■ **Collected material**:
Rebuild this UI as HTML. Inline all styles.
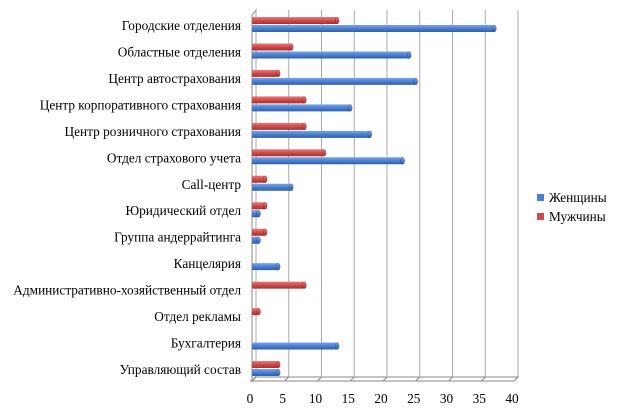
<!DOCTYPE html>
<html><head><meta charset="utf-8"><style>
body{margin:0;background:#fff;}
svg text{font-family:"Liberation Serif",serif;font-size:13.3px;fill:#000;}
</style></head><body>
<svg width="620" height="415">
<defs>
<linearGradient id="gb" x1="0" y1="0" x2="0" y2="1"><stop offset="0" stop-color="#7aa6e6"/><stop offset="0.5" stop-color="#4a7fd0"/><stop offset="1" stop-color="#2f5fa8"/></linearGradient>
<linearGradient id="gr" x1="0" y1="0" x2="0" y2="1"><stop offset="0" stop-color="#e87b7b"/><stop offset="0.5" stop-color="#d04a4a"/><stop offset="1" stop-color="#a83030"/></linearGradient>
</defs>
<g id="grid"></g>
<g id="bars"></g>
<g id="labels"></g>
<g>
<rect x="537" y="194" width="7" height="7" fill="#4a7fd0"/>
<text x="549" y="202">Женщины</text>
<rect x="537" y="213" width="7" height="7" fill="#d04a4a"/>
<text x="549" y="221">Мужчины</text>
</g>
</svg>
<script>
const categories=["Городские отделения","Областные отделения","Центр автострахования","Центр корпоративного страхования","Центр розничного страхования","Отдел страхового учета","Call-центр","Юридический отдел","Группа андеррайтинга","Канцелярия","Административно-хозяйственный отдел","Отдел рекламы","Бухгалтерия","Управляющий состав"];
const women=[37,24,25,15,18,23,6,1,1,4,0,0,13,4];
const men=[13,6,4,8,8,11,2,2,2,0,8,1,0,4];
const ticks=[0,5,10,15,20,25,30,35,40];
const NS="http://www.w3.org/2000/svg";
const x0=252,x1=514;
function xs(v){return x0+(v-0)/(40-0)*(x1-x0);}
function ys(i){return 26+i*(370-26)/(categories.length-1);}
function mk(t,a,p){const e=document.createElementNS(NS,t);for(const k in a)e.setAttribute(k,a[k]);p.appendChild(e);return e;}
const grid=document.getElementById('grid'),bars=document.getElementById('bars'),labels=document.getElementById('labels');
mk('path',{d:`M${x0} 381 L${x0+4} 376 L${x0+4} 10 L${x0} 15 Z`,fill:'none',stroke:'#888','stroke-width':1},grid);
mk('path',{d:`M${x0-2} 381 L${x1} 381 L${x1+4} 377 L${x0+4} 377`,fill:'none',stroke:'#888','stroke-width':1},grid);
ticks.forEach(t=>{
 const l=mk('line',{x1:xs(t)+4,y1:10,x2:xs(t)+4,y2:377,stroke:'#aaa','stroke-width':1},grid);
 
 mk('line',{x1:xs(t),y1:381,x2:xs(t)+4,y2:377,stroke:'#888'},grid);
 const tx=mk('text',{x:xs(t)-2,y:403,'text-anchor':'middle'},labels);tx.textContent=t;
 
});
function bar(v,y,fill,name){
 if(!v)return;
 const w=xs(v)-x0;
 const g=mk('g',{},bars);
 
 mk('rect',{x:x0,y:y,width:w,height:7,rx:1,fill:fill},g);
 mk('ellipse',{cx:x0+w,cy:y+3.5,rx:2,ry:3.5,fill:fill,stroke:'rgba(0,0,0,0.25)','stroke-width':0.6},g);
}
categories.forEach((c,i)=>{
 const y=ys(i);
 bar(men[i],y-9,'url(#gr)','bar-men-'+i);
 bar(women[i],y-1,'url(#gb)','bar-women-'+i);
 const t=mk('text',{x:241,y:y+4,'text-anchor':'end'},labels);t.textContent=c;
 
});
</script>
</body></html>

■ **Set task**: Write the listing out a second time exactly, dropping all images.

■ **Expected answer**:
Rebuild this UI as HTML. Inline all styles.
<!DOCTYPE html>
<html><head><meta charset="utf-8"><style>
body{margin:0;background:#fff;}
svg text{font-family:"Liberation Serif",serif;font-size:13.3px;fill:#000;}
</style></head><body>
<svg width="620" height="415">
<defs>
<linearGradient id="gb" x1="0" y1="0" x2="0" y2="1"><stop offset="0" stop-color="#7aa6e6"/><stop offset="0.5" stop-color="#4a7fd0"/><stop offset="1" stop-color="#2f5fa8"/></linearGradient>
<linearGradient id="gr" x1="0" y1="0" x2="0" y2="1"><stop offset="0" stop-color="#e87b7b"/><stop offset="0.5" stop-color="#d04a4a"/><stop offset="1" stop-color="#a83030"/></linearGradient>
</defs>
<g id="grid"></g>
<g id="bars"></g>
<g id="labels"></g>
<g>
<rect x="537" y="194" width="7" height="7" fill="#4a7fd0"/>
<text x="549" y="202">Женщины</text>
<rect x="537" y="213" width="7" height="7" fill="#d04a4a"/>
<text x="549" y="221">Мужчины</text>
</g>
</svg>
<script>
const categories=["Городские отделения","Областные отделения","Центр автострахования","Центр корпоративного страхования","Центр розничного страхования","Отдел страхового учета","Call-центр","Юридический отдел","Группа андеррайтинга","Канцелярия","Административно-хозяйственный отдел","Отдел рекламы","Бухгалтерия","Управляющий состав"];
const women=[37,24,25,15,18,23,6,1,1,4,0,0,13,4];
const men=[13,6,4,8,8,11,2,2,2,0,8,1,0,4];
const ticks=[0,5,10,15,20,25,30,35,40];
const NS="http://www.w3.org/2000/svg";
const x0=252,x1=514;
function xs(v){return x0+(v-0)/(40-0)*(x1-x0);}
function ys(i){return 26+i*(370-26)/(categories.length-1);}
function mk(t,a,p){const e=document.createElementNS(NS,t);for(const k in a)e.setAttribute(k,a[k]);p.appendChild(e);return e;}
const grid=document.getElementById('grid'),bars=document.getElementById('bars'),labels=document.getElementById('labels');
mk('path',{d:`M${x0} 381 L${x0+4} 376 L${x0+4} 10 L${x0} 15 Z`,fill:'none',stroke:'#888','stroke-width':1},grid);
mk('path',{d:`M${x0-2} 381 L${x1} 381 L${x1+4} 377 L${x0+4} 377`,fill:'none',stroke:'#888','stroke-width':1},grid);
ticks.forEach(t=>{
 const l=mk('line',{x1:xs(t)+4,y1:10,x2:xs(t)+4,y2:377,stroke:'#aaa','stroke-width':1},grid);
 
 mk('line',{x1:xs(t),y1:381,x2:xs(t)+4,y2:377,stroke:'#888'},grid);
 const tx=mk('text',{x:xs(t)-2,y:403,'text-anchor':'middle'},labels);tx.textContent=t;
 
});
function bar(v,y,fill,name){
 if(!v)return;
 const w=xs(v)-x0;
 const g=mk('g',{},bars);
 
 mk('rect',{x:x0,y:y,width:w,height:7,rx:1,fill:fill},g);
 mk('ellipse',{cx:x0+w,cy:y+3.5,rx:2,ry:3.5,fill:fill,stroke:'rgba(0,0,0,0.25)','stroke-width':0.6},g);
}
categories.forEach((c,i)=>{
 const y=ys(i);
 bar(men[i],y-9,'url(#gr)','bar-men-'+i);
 bar(women[i],y-1,'url(#gb)','bar-women-'+i);
 const t=mk('text',{x:241,y:y+4,'text-anchor':'end'},labels);t.textContent=c;
 
});
</script>
</body></html>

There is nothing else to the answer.